Removing Data Leakage Attributes

In [None]:
df.columns

In [None]:
df.drop('TailNum.1',axis=1,inplace=True)

In [None]:
df = df.rename(columns={'PlaneIssueData':'PlaneIssueDate'})

In [None]:
df.head()

The following columns will have to be removed in order to avoid Data Leakage:
- ArrTime, DepTime, ActualElapsedTime, AirTime, ArrDelay, DepDelay, TaxiIn, TaxiOut
- 'Cancelled', 'CancellationCode', 'Diverted', 'CarrierDelay',
- 'WeatherDelay', 'NASDelay', 'SecurityDelay', 'LateAircraftDelay'

The following columns are duplicates of other columns:
- OriginCityIata

The following columns should be removed as they carry no info for a linear model:
- 'OriginLat', 'OriginLong', 'DestLat','DestLong', 'CRSDepTime', 'CRSArrTime'

In [None]:
#df = df.drop(columns=['ArrTime', 'DepTime', 'ActualElapsedTime', 'AirTime',
#                 'DepDelay', 'TaxiIn', 'TaxiOut','Cancelled', 'CancellationCode', 'Diverted', 'CarrierDelay',
#                 'WeatherDelay', 'NASDelay', 'SecurityDelay', 'LateAircraftDelay', 'OriginCityIata', 
#                  'OriginLat', 'OriginLong', 'DestLat','DestLong', 'CRSDepTime', 'CRSArrTime'])

Feature Engineering

In [None]:
df.PlaneIssueDate.head()

In [None]:
df['PlaneIssueDay'] = df['PlaneIssueDate'].str[:2]
df['PlaneIssueMonth'] = df['PlaneIssueDate'].str[3:5]
df['PlaneIssueYear'] = df['PlaneIssueDate'].str[6:10]

In [None]:
df = df.drop('PlaneIssueDate', axis=1)

In [None]:
# y = 'ArrDelay' 

In [None]:
#Removing DestCountry because all flights are within the US
len(df['DestCountry'].unique())

In [None]:
df = df.drop('DestCountry', axis=1)

We have dropped all columns that should be dropped at this point.
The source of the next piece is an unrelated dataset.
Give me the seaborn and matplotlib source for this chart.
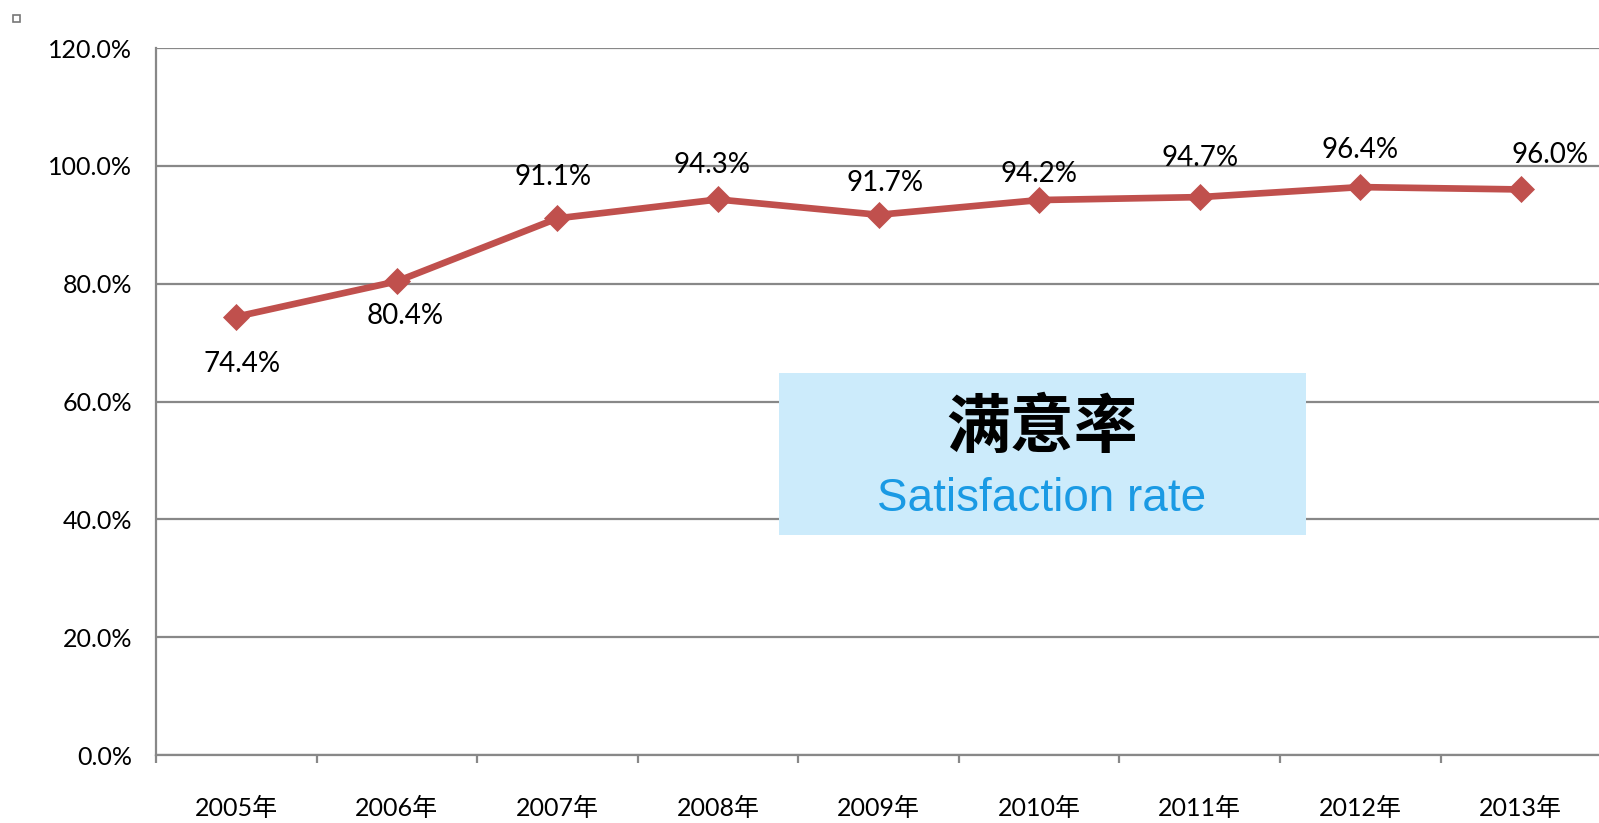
import matplotlib
matplotlib.use("Agg")
import matplotlib.pyplot as plt
from matplotlib.patches import Rectangle
from matplotlib.ticker import FuncFormatter, FixedLocator
import seaborn as sns

# data
years = ["2005年", "2006年", "2007年", "2008年", "2009年", "2010年", "2011年", "2012年", "2013年"]
rates = [74.4, 80.4, 91.1, 94.3, 91.7, 94.2, 94.7, 96.4, 96.0]
title_cn = "满意率"
title_en = "Satisfaction rate"

# label offsets in points (dx, dy)
label_offsets = [(4, -34), (6, -25), (-3, 30), (-4, 25), (5, 23), (0, 19), (0, 28), (0, 27), (21, 25)]

sns.set_style("white")
plt.rcParams["font.family"] = ["Lato", "Noto Sans CJK SC", "DejaVu Sans"]
plt.rcParams["text.color"] = "black"
plt.rcParams["xtick.labelcolor"] = "black"
plt.rcParams["ytick.labelcolor"] = "black"

grid_color = "#888888"
line_color = "#C0504D"

fig = plt.figure(figsize=(15.99, 8.23), dpi=100)
ax = fig.add_axes([0.0976, 0.0826, 0.9037, 0.859])

sns.pointplot(x=years, y=[r / 100 for r in rates], ax=ax, color=line_color,
              markers="D", markersize=10, linewidth=4.8, errorbar=None, zorder=5)

ax.set_xlim(-0.5, len(years) - 0.5)
ax.set_ylim(0, 1.2)
ax.set_yticks([0, 0.2, 0.4, 0.6, 0.8, 1.0, 1.2])
ax.yaxis.set_major_formatter(FuncFormatter(lambda v, p: f"{v * 100:.1f}%"))
ax.yaxis.grid(True, color=grid_color, linewidth=1.6)
ax.set_axisbelow(True)
ax.set_xlabel("")
ax.set_ylabel("")

# category boundaries as ticks, labels centred
ax.xaxis.set_minor_locator(FixedLocator([i - 0.5 for i in range(len(years) + 1)]))
ax.tick_params(axis="x", which="major", length=0, pad=30, labelsize=18)
ax.tick_params(axis="x", which="minor", length=6, width=1.6, color=grid_color, direction="out")
ax.tick_params(axis="y", length=6, width=1.6, color=grid_color, pad=11, labelsize=18, direction="out")
ax.tick_params(bottom=True, which="both")

sns.despine(ax=ax, top=True, right=True)
for s in ["left", "bottom"]:
    ax.spines[s].set_color(grid_color)
    ax.spines[s].set_linewidth(1.6)

for i, (v, off) in enumerate(zip(rates, label_offsets)):
    ax.annotate(f"{v:.1f}%", xy=(i, v / 100), xytext=off, textcoords="offset points",
                ha="center", va="center", fontsize=20, color="black", zorder=6)

# title box
ax.add_patch(Rectangle((0.431, 0.311), 0.365, 0.229, transform=ax.transAxes,
                       facecolor="#CCEBFB", edgecolor="none", zorder=3))
ax.text(0.613, 0.462, title_cn, transform=ax.transAxes, ha="center", va="center",
        fontsize=46, fontweight="bold", family=["Noto Sans CJK SC"], color="black", zorder=4)
ax.text(0.613, 0.362, title_en, transform=ax.transAxes, ha="center", va="center",
        fontsize=33, color="#1A9AE4", family=["Liberation Sans"], zorder=4)

# small square marker top-left
fig.patches.append(Rectangle((13 / 1599, 1 - 22 / 823), 7 / 1599, 7 / 823,
                             transform=fig.transFigure, facecolor="white",
                             edgecolor="#777777", linewidth=1.2))

fig.savefig("out.png", dpi=100)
Next: Nulls

In [None]:
#Checking for nulls in each column:
df.isnull().sum()

In [None]:
df[df.OriginCity.isnull()]['Origin'].unique()
#df[df.DestCity.isnull()]['Dest'].unique()

In [None]:
df.DestCity.loc[df.Dest == 'CLD'] = 'Carlsbad'
df.DestCity.loc[df.Dest == 'MQT'] = 'Sawyer'
df.DestCity.loc[df.Dest == 'SCE'] = 'University Park'
df.DestCity.loc[df.Dest == 'HHH'] = 'Hilton Head'
df.DestState.loc[df.Dest == 'CLD'] = 'CA'
df.DestState.loc[df.Dest == 'MQT'] = 'MI'
df.DestState.loc[df.Dest == 'SCE'] = 'PA'
df.DestState.loc[df.Dest == 'HHH'] = 'SC'

In [None]:
df.OriginCity.loc[df.Origin == 'CLD'] = 'Carlsbad'
df.OriginCity.loc[df.Origin == 'MQT'] = 'Sawyer'
df.OriginCity.loc[df.Origin == 'SCE'] = 'University Park'
df.OriginCity.loc[df.Origin == 'HHH'] = 'Hilton Head'
df.OriginState.loc[df.Origin == 'CLD'] = 'CA'
df.OriginState.loc[df.Origin == 'MQT'] = 'MI'
df.OriginState.loc[df.Origin == 'SCE'] = 'PA'
df.OriginState.loc[df.Origin == 'HHH'] = 'SC'

In [None]:
df.isnull().sum()

In [None]:
#Replacing nulls in unrecognized planes with unknowns 
df[['PlaneOwnership', 'Manufacturer', 'PlaneModel', 'PlaneStatus', 'AircraftType', 'Engine']] = df[['PlaneOwnership', 'Manufacturer', 'PlaneModel', 'PlaneStatus', 'AircraftType', 'Engine']].fillna(value = 'Unknown')
#Replacing nulls with median
df[['PlaneYear','PlaneIssueDay','PlaneIssueMonth','PlaneIssueYear']] = df[['PlaneYear','PlaneIssueDay','PlaneIssueMonth','PlaneIssueYear']].fillna(value=2000)

Working with Data Types

In [None]:
df.dtypes

In [None]:
#Even though Plane Issue Day, Month and Year are numeric attributes only the Year can be said to be on a numeric scale

In [None]:
#mean = df[df['PlaneIssueYear']!='']['PlaneIssueYear'].mean()

In [None]:
df['PlaneIssueYear'] = df['PlaneIssueYear'].replace('',2000)

In [None]:
df.columns

In [None]:
#We would like to one hot encode categorical variables but doing so directly would introduce too much sparsity

In [None]:
#top_dest = df[['DestAirport','ArrDelay']].groupby('ArrDelay').sum()['ArrDelay'].nlargest(10).reset_index()

In [None]:
#Looking for Columns to one hot encode
print('Candidates for One Hot Encoding:')
print('Unique Carriers: ', len(df.Carrier.unique()))
print('Unique Origin Airports: ', len(df.Origin.unique()))
print('Unique Destination Airports: ', len(df.Dest.unique()))
print('Plane Manufacturer: ', len(df.Manufacturer.unique()))
print('Unique Plane Models: ', len(df.PlaneModel.unique()))
print('Unique Plane Status: ', len(df.PlaneStatus.unique()))
print('Unique Aircraft Type: ', len(df.AircraftType.unique()))

In [None]:
df.shape

In [None]:
#Finally, one hot encoding categorical variables:
#pd.get_dummies(df, columns=['Carrier', ''])

In [None]:
#Plotting distribution of delays
ax = sns.distplot(df['ArrDelay']).set_title('Delays Distribution')
plt.show()